I think we’ve had much worse seasons, more toxic anyway.
We were all feeling positive when the Pearce era started.We're all waiting.
We finished his first season in 8th place, we had the best defensive record in the league outside the Sky Four, we were unbeaten in our last eight games of the season and were a penalty kick away from qualifying for the UEFA Cup outright (no Fair Play whatsanameit). Plus Shauny Wright was arguably in the top three players in the league that season.
Remember the atmosphere at Spurs away when they refused to sell alcohol to us in the away stand so we all went back to the seats and sang ‘when the Blues go marching in’ for the entirety of half time and carried on singing all second half despite losing.
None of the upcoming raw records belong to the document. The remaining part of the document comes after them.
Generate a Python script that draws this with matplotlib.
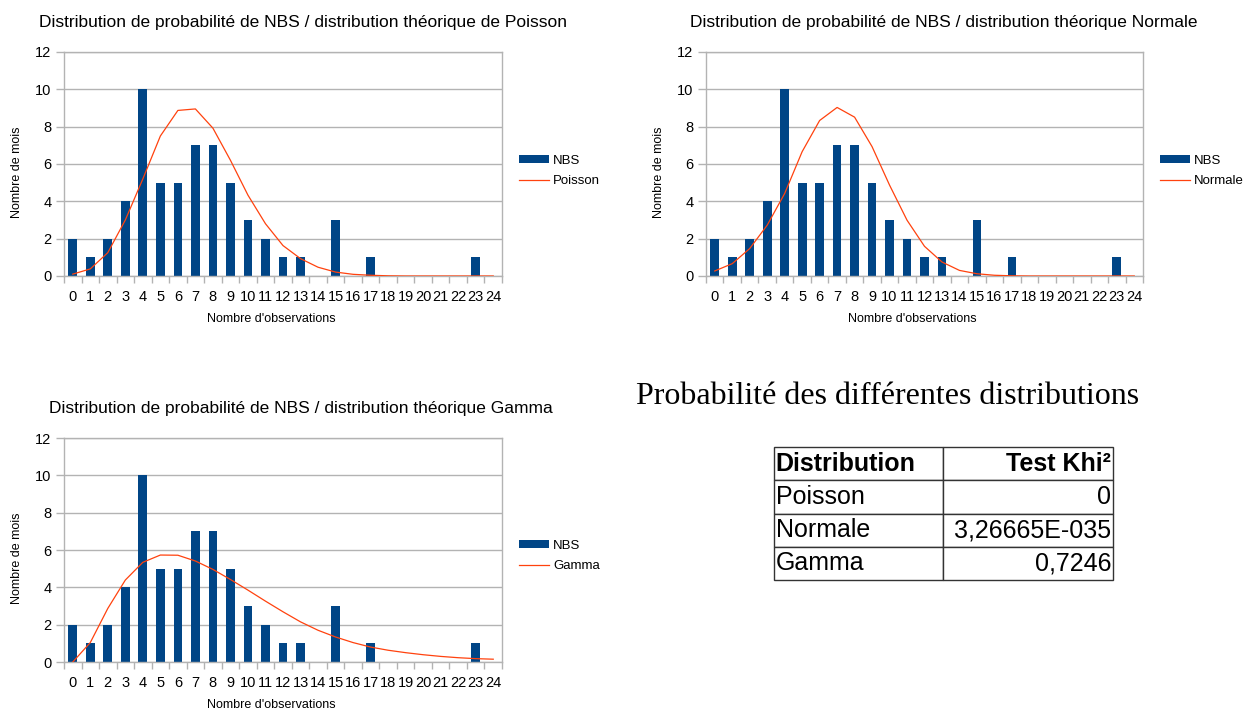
import matplotlib
matplotlib.use("Agg")
import matplotlib.pyplot as plt
from matplotlib.ticker import MultipleLocator, FixedLocator

plt.rcParams['font.family'] = ['Liberation Sans', 'DejaVu Sans']

W, H = 1246, 711

# data
observations = list(range(25))
nbs = [2, 1, 2, 4, 10, 5, 5, 7, 7, 5, 3, 2, 1, 1, 0, 3, 0, 1, 0, 0, 0, 0, 0, 1, 0]
poisson = [0.1, 0.38, 1.25, 3.0, 5.2, 7.5, 8.87, 8.95, 7.92, 6.2, 4.33, 2.8, 1.63,
           0.93, 0.47, 0.21, 0.09, 0.04, 0.01, 0.0, 0.0, 0.0, 0.0, 0.0, 0.0]
normale = [0.27, 0.66, 1.47, 2.72, 4.42, 6.66, 8.33, 9.03, 8.51, 6.93, 4.87, 2.99, 1.59,
           0.75, 0.3, 0.12, 0.04, 0.01, 0.0, 0.0, 0.0, 0.0, 0.0, 0.0, 0.0]
gamma = [0.0, 1.04, 2.87, 4.39, 5.34, 5.73, 5.72, 5.41, 4.96, 4.42, 3.85, 3.26, 2.69,
         2.15, 1.70, 1.34, 1.04, 0.80, 0.63, 0.5, 0.39, 0.30, 0.23, 0.18, 0.15]

table_cols = ["Distribution", "Test Khi²"]
table_names = ["Poisson", "Normale", "Gamma"]
table_values = ["0", "3,26665E-035", "0,7246"]

BLUE = "#004586"
ORANGE = "#ff420e"
GRAY = "#b3b3b3"


def fx(x):
    return x / W


def fy(y):
    return 1 - y / H


fig = plt.figure(figsize=(W / 100, H / 100), dpi=100)


def chart(left, right, top, bottom, curve, name, title, title_xy, leg_xy):
    ax = fig.add_axes([fx(left), fy(bottom), fx(right - left), (bottom - top) / H])
    bars = ax.bar(observations, nbs, width=0.5, color=BLUE, label="NBS", zorder=2)
    line, = ax.plot(observations, curve, color=ORANGE, lw=0.9, label=name, zorder=3)
    ax.set_xlim(-0.5, 24.5)
    ax.set_ylim(0, 12)
    ax.yaxis.set_major_locator(MultipleLocator(2))
    ax.set_xticks(observations)
    ax.xaxis.set_minor_locator(FixedLocator([i - 0.5 for i in range(26)]))
    ax.tick_params(axis='x', which='major', length=0, pad=10, labelsize=10.5, colors='black')
    ax.tick_params(axis='x', which='minor', length=5, color=GRAY, width=1)
    ax.tick_params(axis='y', length=6, color=GRAY, width=1, pad=3, labelsize=10.5)
    ax.grid(axis='y', color=GRAY, lw=1, zorder=0)
    ax.set_axisbelow(True)
    for s in ax.spines.values():
        s.set_color(GRAY)
        s.set_linewidth(1)
    ax.set_xlabel("Nombre d'observations", fontsize=9)
    ax.xaxis.set_label_coords(0.473, -0.165)
    ax.set_ylabel("Nombre de mois", fontsize=9)
    ax.yaxis.set_label_coords(-0.094, 0.465)
    fig.text(fx(title_xy[0]), fy(title_xy[1]), title, ha='center', va='center', fontsize=12.5)
    ax.legend([bars, line], ["NBS", name], loc='center left',
              bbox_to_anchor=(fx(leg_xy[0]), fy(leg_xy[1])),
              bbox_transform=fig.transFigure, frameon=False, fontsize=9.5,
              borderpad=0, borderaxespad=0, handlelength=2.3, handletextpad=0.3,
              labelspacing=0.65, handleheight=0.55)
    return ax


chart(64, 502, 52, 276, poisson, "Poisson",
      "Distribution de probabilité de NBS / distribution théorique de Poisson",
      (303, 22), (519, 171))
chart(706, 1143, 52, 276, normale, "Normale",
      "Distribution de probabilité de NBS / distribution théorique Normale",
      (944, 22), (1160, 171))
chart(64, 502, 438, 662, gamma, "Gamma",
      "Distribution de probabilité de NBS / distribution théorique Gamma",
      (301, 408), (519, 556))

# heading and table
fig.text(fx(888), fy(397), "Probabilité des différentes distributions",
         ha='center', va='center', fontsize=23, family='Liberation Serif')

tl, tr, tt, tb = 774, 1113, 447, 580
tax = fig.add_axes([fx(tl), fy(tb), fx(tr - tl), (tb - tt) / H])
tax.axis('off')
rows = [table_cols] + [[n, v] for n, v in zip(table_names, table_values)]
tab = tax.table(cellText=rows, cellLoc='left', bbox=[0, 0, 1, 1],
                colWidths=[(943 - tl) / (tr - tl), (tr - 943) / (tr - tl)])
tab.auto_set_font_size(False)
for (r, c), cell in tab.get_celld().items():
    cell.set_edgecolor('#333333')
    cell.set_linewidth(1)
    cell.PAD = 0.01
    cell.get_text().set_fontsize(18)
    if c == 1:
        cell.get_text().set_ha('right')
        cell._loc = 'right'
    if r == 0:
        cell.get_text().set_fontweight('bold')

fig.savefig("out.png", dpi=100)
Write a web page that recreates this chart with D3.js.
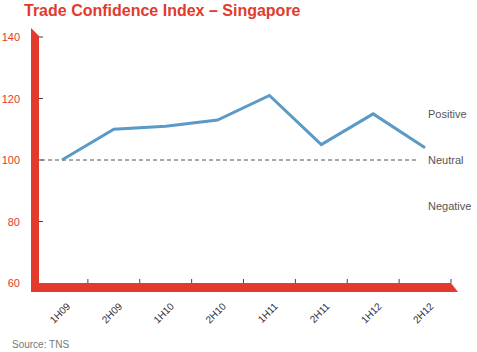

Remember the atmosphere at Villa away where we had the usual away end we get now plus the entire bottom tier adjacent to the away end (we must have had 5,000 there for a league game) when Shauny Wright (wonder goal!) and Kiki Musampa won the game for us?
It definitely wasn’t toxic then.
Even the next two seasons were more boring than they were toxic.
Blackburn away in the FA Cup was a toxic atmosphere, although more of a one-off… and saying that, Pearce did better in the FA Cup with two quarter final appearances than any manager for decades. But on the whole, rather than trying to break into the stadium to storm the boardroom or throwing things at the board members when they were leaving the stadium like we did a decade earlier, people just stopped turning up. We only had a 39,997 average attendance in his final season, compared to over 42,000 in every season around that for five years (although even 39,997 puts a lot of so called big clubs and great sets of fans to shame even today when you consider we didn’t score a goal for five months!).
We knew the situation was due to lack of funds so we were more forgiving to Wardle.
Even so, the Emile Mpenza winner at Newcastle and the ‘limbs’ in the away end is still one of the best goal celebrations I’ve ever been part of. We were safe from relegation and could look forward to the next season.